Provide again, from the entries below, every line from the one containing "Rebuild this chart" through the one containing "const traces = [];", exactly as written, and no other line.

** start Data shown **

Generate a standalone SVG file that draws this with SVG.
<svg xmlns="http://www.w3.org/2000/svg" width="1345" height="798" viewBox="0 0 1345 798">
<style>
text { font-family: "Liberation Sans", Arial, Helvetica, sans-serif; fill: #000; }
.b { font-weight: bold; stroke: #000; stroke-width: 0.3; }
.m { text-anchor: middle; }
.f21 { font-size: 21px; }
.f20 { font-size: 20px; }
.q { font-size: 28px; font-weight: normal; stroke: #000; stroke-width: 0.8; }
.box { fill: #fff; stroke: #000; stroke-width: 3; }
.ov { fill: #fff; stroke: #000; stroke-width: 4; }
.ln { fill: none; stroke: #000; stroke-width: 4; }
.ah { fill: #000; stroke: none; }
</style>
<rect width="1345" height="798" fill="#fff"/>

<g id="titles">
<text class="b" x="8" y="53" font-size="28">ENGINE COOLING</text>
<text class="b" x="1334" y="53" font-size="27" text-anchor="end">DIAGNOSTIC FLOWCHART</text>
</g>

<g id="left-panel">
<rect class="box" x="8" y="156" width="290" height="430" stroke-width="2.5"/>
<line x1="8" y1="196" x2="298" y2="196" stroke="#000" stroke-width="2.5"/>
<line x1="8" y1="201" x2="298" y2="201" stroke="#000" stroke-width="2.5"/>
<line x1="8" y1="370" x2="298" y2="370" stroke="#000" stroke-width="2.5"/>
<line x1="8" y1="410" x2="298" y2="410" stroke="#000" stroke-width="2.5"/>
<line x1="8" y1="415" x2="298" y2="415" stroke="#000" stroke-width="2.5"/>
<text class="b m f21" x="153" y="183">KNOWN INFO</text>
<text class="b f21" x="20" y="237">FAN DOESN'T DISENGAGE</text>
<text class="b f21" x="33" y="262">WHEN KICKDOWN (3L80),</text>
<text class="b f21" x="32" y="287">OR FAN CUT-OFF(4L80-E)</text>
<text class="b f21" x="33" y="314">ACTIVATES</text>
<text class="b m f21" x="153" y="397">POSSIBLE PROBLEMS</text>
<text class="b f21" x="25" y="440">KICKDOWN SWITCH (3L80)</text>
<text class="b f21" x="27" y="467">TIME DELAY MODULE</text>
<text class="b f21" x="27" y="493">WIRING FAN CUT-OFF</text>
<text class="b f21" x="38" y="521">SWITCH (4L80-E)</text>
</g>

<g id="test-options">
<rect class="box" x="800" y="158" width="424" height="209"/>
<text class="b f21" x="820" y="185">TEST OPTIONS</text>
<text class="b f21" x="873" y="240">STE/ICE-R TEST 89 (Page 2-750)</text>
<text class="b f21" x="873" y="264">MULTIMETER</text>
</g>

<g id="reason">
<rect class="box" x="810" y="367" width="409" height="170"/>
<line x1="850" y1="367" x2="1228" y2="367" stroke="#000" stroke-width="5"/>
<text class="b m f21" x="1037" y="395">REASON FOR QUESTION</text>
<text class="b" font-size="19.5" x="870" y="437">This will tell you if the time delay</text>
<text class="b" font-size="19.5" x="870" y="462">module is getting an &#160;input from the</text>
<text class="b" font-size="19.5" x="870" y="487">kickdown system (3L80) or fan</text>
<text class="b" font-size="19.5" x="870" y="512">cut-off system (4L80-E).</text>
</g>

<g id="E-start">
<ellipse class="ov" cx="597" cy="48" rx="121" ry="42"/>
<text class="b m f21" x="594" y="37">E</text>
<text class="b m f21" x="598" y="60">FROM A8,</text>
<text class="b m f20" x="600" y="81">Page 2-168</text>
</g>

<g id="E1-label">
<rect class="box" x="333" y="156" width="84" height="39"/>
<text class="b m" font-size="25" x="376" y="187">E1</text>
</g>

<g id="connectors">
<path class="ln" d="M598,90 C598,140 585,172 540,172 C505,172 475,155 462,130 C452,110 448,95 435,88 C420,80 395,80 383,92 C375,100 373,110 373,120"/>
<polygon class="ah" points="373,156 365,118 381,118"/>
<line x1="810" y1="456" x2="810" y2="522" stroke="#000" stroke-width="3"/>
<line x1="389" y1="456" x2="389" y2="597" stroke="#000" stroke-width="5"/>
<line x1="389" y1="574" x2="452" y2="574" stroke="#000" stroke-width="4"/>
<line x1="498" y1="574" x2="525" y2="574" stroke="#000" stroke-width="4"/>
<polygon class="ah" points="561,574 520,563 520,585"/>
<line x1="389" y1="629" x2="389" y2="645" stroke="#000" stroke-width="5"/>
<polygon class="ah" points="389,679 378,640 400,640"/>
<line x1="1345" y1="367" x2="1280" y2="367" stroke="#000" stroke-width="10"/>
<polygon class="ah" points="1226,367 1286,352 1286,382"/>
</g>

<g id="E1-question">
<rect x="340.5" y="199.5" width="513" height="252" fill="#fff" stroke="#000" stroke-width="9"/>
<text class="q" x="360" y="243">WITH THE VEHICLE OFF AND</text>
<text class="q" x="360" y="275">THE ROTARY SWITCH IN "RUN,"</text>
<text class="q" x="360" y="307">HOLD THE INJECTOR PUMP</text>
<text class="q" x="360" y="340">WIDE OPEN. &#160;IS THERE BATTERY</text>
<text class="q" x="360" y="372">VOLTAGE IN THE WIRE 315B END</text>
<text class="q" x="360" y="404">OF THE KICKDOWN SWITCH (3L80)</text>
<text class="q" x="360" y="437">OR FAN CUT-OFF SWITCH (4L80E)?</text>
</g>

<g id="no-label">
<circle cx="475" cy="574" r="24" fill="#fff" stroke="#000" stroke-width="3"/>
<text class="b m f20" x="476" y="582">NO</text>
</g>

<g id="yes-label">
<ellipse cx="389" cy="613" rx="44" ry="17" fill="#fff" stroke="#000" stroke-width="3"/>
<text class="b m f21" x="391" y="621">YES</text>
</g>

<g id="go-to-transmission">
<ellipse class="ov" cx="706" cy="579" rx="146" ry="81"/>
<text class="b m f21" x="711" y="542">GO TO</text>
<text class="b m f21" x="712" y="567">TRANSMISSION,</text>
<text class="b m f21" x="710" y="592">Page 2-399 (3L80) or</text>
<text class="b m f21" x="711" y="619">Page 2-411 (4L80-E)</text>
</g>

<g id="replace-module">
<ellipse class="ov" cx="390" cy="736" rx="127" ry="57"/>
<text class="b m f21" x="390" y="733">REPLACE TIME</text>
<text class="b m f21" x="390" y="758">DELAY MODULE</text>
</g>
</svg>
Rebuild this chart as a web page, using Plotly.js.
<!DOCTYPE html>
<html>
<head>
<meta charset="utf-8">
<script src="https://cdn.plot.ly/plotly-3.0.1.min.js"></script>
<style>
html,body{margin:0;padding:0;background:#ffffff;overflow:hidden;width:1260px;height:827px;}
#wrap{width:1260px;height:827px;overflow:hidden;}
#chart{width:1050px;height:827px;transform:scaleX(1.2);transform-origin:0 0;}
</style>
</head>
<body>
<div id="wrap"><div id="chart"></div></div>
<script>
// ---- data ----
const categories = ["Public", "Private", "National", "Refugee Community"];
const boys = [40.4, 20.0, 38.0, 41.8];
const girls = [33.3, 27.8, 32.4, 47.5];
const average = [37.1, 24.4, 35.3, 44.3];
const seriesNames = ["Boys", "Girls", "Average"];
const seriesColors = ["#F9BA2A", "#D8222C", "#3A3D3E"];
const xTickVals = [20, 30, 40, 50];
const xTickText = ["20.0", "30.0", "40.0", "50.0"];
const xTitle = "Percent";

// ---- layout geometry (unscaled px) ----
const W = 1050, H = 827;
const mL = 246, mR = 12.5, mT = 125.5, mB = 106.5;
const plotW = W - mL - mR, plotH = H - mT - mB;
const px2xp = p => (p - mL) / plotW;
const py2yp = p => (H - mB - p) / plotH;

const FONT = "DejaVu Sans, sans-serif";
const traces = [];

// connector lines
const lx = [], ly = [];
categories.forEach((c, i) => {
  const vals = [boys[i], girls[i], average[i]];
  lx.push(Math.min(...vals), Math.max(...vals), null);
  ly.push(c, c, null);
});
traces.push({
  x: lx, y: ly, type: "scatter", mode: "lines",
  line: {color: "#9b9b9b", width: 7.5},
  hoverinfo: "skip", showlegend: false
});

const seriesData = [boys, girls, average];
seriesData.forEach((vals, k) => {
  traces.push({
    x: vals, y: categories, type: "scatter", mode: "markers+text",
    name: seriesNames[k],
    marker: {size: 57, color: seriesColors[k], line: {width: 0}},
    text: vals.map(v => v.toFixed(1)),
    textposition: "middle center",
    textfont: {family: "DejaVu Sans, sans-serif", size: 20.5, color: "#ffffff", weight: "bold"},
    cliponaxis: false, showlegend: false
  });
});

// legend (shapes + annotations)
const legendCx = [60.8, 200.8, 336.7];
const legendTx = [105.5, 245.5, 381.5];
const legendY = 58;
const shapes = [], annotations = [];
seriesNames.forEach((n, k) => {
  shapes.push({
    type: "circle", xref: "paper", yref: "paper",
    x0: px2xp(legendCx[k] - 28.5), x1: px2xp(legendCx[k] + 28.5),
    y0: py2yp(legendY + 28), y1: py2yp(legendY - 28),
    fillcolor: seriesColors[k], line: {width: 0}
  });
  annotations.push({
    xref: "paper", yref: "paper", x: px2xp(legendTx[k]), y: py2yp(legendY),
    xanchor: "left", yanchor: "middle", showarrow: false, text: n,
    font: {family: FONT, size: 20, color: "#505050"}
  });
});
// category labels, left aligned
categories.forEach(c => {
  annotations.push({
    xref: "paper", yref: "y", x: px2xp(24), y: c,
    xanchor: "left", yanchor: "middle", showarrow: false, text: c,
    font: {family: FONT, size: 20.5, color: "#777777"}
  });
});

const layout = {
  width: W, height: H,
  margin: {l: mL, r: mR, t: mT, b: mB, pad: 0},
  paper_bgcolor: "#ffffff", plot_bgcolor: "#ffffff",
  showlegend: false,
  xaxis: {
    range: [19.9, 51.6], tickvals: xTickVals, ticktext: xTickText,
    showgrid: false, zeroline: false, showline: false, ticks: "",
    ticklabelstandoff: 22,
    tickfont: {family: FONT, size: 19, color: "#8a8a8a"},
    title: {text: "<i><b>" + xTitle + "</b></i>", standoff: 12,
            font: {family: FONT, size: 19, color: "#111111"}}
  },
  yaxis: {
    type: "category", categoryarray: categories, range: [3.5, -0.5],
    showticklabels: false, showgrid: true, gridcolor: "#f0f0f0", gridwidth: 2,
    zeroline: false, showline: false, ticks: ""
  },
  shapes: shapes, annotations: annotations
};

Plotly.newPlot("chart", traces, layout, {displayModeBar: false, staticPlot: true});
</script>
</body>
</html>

** end Data shown **

▸ **Full answer**:
Rebuild this chart as a web page, using Plotly.js.
<!DOCTYPE html>
<html>
<head>
<meta charset="utf-8">
<script src="https://cdn.plot.ly/plotly-3.0.1.min.js"></script>
<style>
html,body{margin:0;padding:0;background:#ffffff;overflow:hidden;width:1260px;height:827px;}
#wrap{width:1260px;height:827px;overflow:hidden;}
#chart{width:1050px;height:827px;transform:scaleX(1.2);transform-origin:0 0;}
</style>
</head>
<body>
<div id="wrap"><div id="chart"></div></div>
<script>
// ---- data ----
const categories = ["Public", "Private", "National", "Refugee Community"];
const boys = [40.4, 20.0, 38.0, 41.8];
const girls = [33.3, 27.8, 32.4, 47.5];
const average = [37.1, 24.4, 35.3, 44.3];
const seriesNames = ["Boys", "Girls", "Average"];
const seriesColors = ["#F9BA2A", "#D8222C", "#3A3D3E"];
const xTickVals = [20, 30, 40, 50];
const xTickText = ["20.0", "30.0", "40.0", "50.0"];
const xTitle = "Percent";

// ---- layout geometry (unscaled px) ----
const W = 1050, H = 827;
const mL = 246, mR = 12.5, mT = 125.5, mB = 106.5;
const plotW = W - mL - mR, plotH = H - mT - mB;
const px2xp = p => (p - mL) / plotW;
const py2yp = p => (H - mB - p) / plotH;

const FONT = "DejaVu Sans, sans-serif";
const traces = [];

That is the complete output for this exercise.